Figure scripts
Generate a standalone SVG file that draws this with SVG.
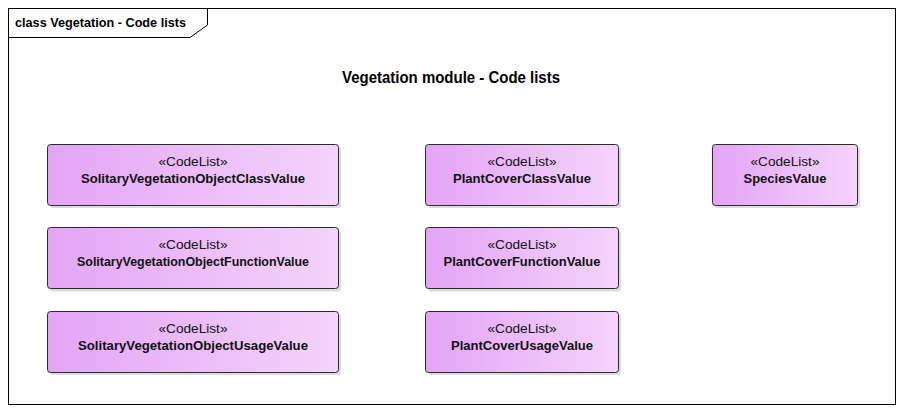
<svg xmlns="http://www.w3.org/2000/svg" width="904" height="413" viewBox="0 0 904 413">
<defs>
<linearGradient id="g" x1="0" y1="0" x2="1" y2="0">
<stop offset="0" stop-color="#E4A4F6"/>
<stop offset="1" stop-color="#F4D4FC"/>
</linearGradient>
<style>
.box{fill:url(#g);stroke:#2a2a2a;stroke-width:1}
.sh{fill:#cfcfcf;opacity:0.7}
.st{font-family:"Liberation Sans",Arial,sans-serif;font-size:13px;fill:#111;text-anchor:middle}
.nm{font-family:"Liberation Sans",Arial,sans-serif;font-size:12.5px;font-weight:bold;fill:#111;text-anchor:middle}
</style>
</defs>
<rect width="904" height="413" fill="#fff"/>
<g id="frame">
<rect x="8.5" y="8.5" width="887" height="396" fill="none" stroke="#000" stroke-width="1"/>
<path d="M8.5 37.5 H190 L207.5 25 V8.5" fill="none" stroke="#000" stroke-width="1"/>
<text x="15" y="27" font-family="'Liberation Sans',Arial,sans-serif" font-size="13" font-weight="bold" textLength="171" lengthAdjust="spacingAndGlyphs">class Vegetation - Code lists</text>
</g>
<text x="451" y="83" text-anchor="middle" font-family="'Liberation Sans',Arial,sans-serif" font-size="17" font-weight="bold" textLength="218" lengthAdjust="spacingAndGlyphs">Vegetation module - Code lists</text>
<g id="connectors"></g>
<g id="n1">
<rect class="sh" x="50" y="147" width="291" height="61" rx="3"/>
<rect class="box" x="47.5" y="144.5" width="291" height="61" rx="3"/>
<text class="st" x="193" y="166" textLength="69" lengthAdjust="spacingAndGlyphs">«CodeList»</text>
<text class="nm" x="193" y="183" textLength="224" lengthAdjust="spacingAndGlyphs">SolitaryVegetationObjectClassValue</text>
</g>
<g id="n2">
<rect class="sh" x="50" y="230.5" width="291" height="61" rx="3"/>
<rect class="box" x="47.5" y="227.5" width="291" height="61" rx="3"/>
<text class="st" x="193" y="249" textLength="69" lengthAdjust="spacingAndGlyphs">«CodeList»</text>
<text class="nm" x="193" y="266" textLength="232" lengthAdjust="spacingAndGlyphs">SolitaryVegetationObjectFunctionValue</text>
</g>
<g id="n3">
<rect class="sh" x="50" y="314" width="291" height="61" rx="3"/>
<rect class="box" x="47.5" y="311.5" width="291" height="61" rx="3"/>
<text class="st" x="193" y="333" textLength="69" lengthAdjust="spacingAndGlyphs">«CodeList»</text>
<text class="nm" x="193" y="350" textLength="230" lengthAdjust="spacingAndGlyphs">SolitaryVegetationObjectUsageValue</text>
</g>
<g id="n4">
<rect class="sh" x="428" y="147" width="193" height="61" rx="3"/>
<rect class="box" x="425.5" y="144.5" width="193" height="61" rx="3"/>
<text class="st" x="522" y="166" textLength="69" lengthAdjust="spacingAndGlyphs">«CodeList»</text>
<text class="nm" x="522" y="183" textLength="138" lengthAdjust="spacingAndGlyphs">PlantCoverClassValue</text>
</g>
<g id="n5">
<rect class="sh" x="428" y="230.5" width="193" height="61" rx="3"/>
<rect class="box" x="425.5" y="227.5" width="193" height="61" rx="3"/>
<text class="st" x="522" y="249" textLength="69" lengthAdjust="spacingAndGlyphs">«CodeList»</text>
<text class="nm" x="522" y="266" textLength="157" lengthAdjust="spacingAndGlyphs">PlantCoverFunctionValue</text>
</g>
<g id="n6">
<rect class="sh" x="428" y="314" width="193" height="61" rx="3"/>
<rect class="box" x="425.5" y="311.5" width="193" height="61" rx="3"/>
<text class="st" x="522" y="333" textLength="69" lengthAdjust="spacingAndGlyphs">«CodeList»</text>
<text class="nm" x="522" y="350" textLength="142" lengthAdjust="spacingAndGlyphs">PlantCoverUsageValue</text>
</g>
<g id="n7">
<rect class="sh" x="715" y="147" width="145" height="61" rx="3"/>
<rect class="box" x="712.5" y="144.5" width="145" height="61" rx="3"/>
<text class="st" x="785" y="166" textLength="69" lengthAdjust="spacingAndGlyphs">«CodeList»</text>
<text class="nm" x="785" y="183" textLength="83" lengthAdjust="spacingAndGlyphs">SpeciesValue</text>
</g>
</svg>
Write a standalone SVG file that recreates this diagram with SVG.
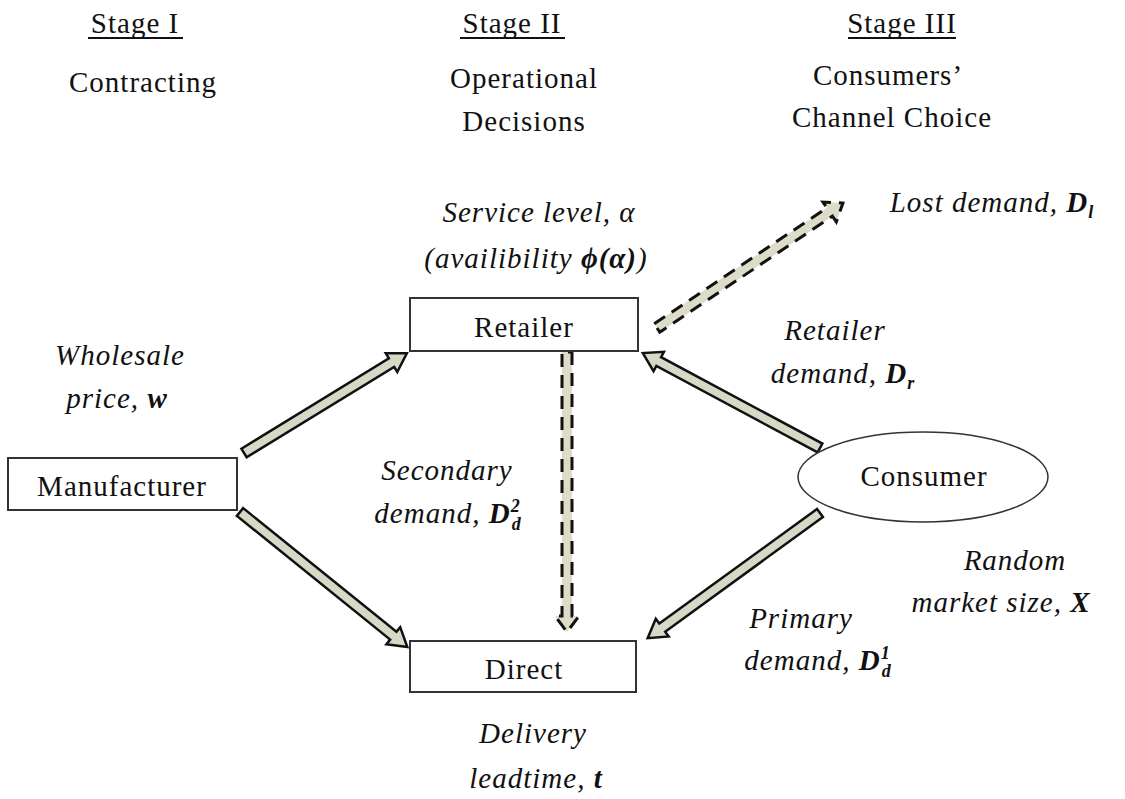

**Stated task**
Retype each entry precisely. Skip images entirely.

**Answer to the problem**
Generate a standalone SVG file that draws this with SVG.
<svg xmlns="http://www.w3.org/2000/svg" width="904" height="413" viewBox="0 0 904 413">
<defs>
<linearGradient id="g" x1="0" y1="0" x2="1" y2="0">
<stop offset="0" stop-color="#E4A4F6"/>
<stop offset="1" stop-color="#F4D4FC"/>
</linearGradient>
<style>
.box{fill:url(#g);stroke:#2a2a2a;stroke-width:1}
.sh{fill:#cfcfcf;opacity:0.7}
.st{font-family:"Liberation Sans",Arial,sans-serif;font-size:13px;fill:#111;text-anchor:middle}
.nm{font-family:"Liberation Sans",Arial,sans-serif;font-size:12.5px;font-weight:bold;fill:#111;text-anchor:middle}
</style>
</defs>
<rect width="904" height="413" fill="#fff"/>
<g id="frame">
<rect x="8.5" y="8.5" width="887" height="396" fill="none" stroke="#000" stroke-width="1"/>
<path d="M8.5 37.5 H190 L207.5 25 V8.5" fill="none" stroke="#000" stroke-width="1"/>
<text x="15" y="27" font-family="'Liberation Sans',Arial,sans-serif" font-size="13" font-weight="bold" textLength="171" lengthAdjust="spacingAndGlyphs">class Vegetation - Code lists</text>
</g>
<text x="451" y="83" text-anchor="middle" font-family="'Liberation Sans',Arial,sans-serif" font-size="17" font-weight="bold" textLength="218" lengthAdjust="spacingAndGlyphs">Vegetation module - Code lists</text>
<g id="connectors"></g>
<g id="n1">
<rect class="sh" x="50" y="147" width="291" height="61" rx="3"/>
<rect class="box" x="47.5" y="144.5" width="291" height="61" rx="3"/>
<text class="st" x="193" y="166" textLength="69" lengthAdjust="spacingAndGlyphs">«CodeList»</text>
<text class="nm" x="193" y="183" textLength="224" lengthAdjust="spacingAndGlyphs">SolitaryVegetationObjectClassValue</text>
</g>
<g id="n2">
<rect class="sh" x="50" y="230.5" width="291" height="61" rx="3"/>
<rect class="box" x="47.5" y="227.5" width="291" height="61" rx="3"/>
<text class="st" x="193" y="249" textLength="69" lengthAdjust="spacingAndGlyphs">«CodeList»</text>
<text class="nm" x="193" y="266" textLength="232" lengthAdjust="spacingAndGlyphs">SolitaryVegetationObjectFunctionValue</text>
</g>
<g id="n3">
<rect class="sh" x="50" y="314" width="291" height="61" rx="3"/>
<rect class="box" x="47.5" y="311.5" width="291" height="61" rx="3"/>
<text class="st" x="193" y="333" textLength="69" lengthAdjust="spacingAndGlyphs">«CodeList»</text>
<text class="nm" x="193" y="350" textLength="230" lengthAdjust="spacingAndGlyphs">SolitaryVegetationObjectUsageValue</text>
</g>
<g id="n4">
<rect class="sh" x="428" y="147" width="193" height="61" rx="3"/>
<rect class="box" x="425.5" y="144.5" width="193" height="61" rx="3"/>
<text class="st" x="522" y="166" textLength="69" lengthAdjust="spacingAndGlyphs">«CodeList»</text>
<text class="nm" x="522" y="183" textLength="138" lengthAdjust="spacingAndGlyphs">PlantCoverClassValue</text>
</g>
<g id="n5">
<rect class="sh" x="428" y="230.5" width="193" height="61" rx="3"/>
<rect class="box" x="425.5" y="227.5" width="193" height="61" rx="3"/>
<text class="st" x="522" y="249" textLength="69" lengthAdjust="spacingAndGlyphs">«CodeList»</text>
<text class="nm" x="522" y="266" textLength="157" lengthAdjust="spacingAndGlyphs">PlantCoverFunctionValue</text>
</g>
<g id="n6">
<rect class="sh" x="428" y="314" width="193" height="61" rx="3"/>
<rect class="box" x="425.5" y="311.5" width="193" height="61" rx="3"/>
<text class="st" x="522" y="333" textLength="69" lengthAdjust="spacingAndGlyphs">«CodeList»</text>
<text class="nm" x="522" y="350" textLength="142" lengthAdjust="spacingAndGlyphs">PlantCoverUsageValue</text>
</g>
<g id="n7">
<rect class="sh" x="715" y="147" width="145" height="61" rx="3"/>
<rect class="box" x="712.5" y="144.5" width="145" height="61" rx="3"/>
<text class="st" x="785" y="166" textLength="69" lengthAdjust="spacingAndGlyphs">«CodeList»</text>
<text class="nm" x="785" y="183" textLength="83" lengthAdjust="spacingAndGlyphs">SpeciesValue</text>
</g>
</svg>
Write a standalone SVG file that recreates this diagram with SVG.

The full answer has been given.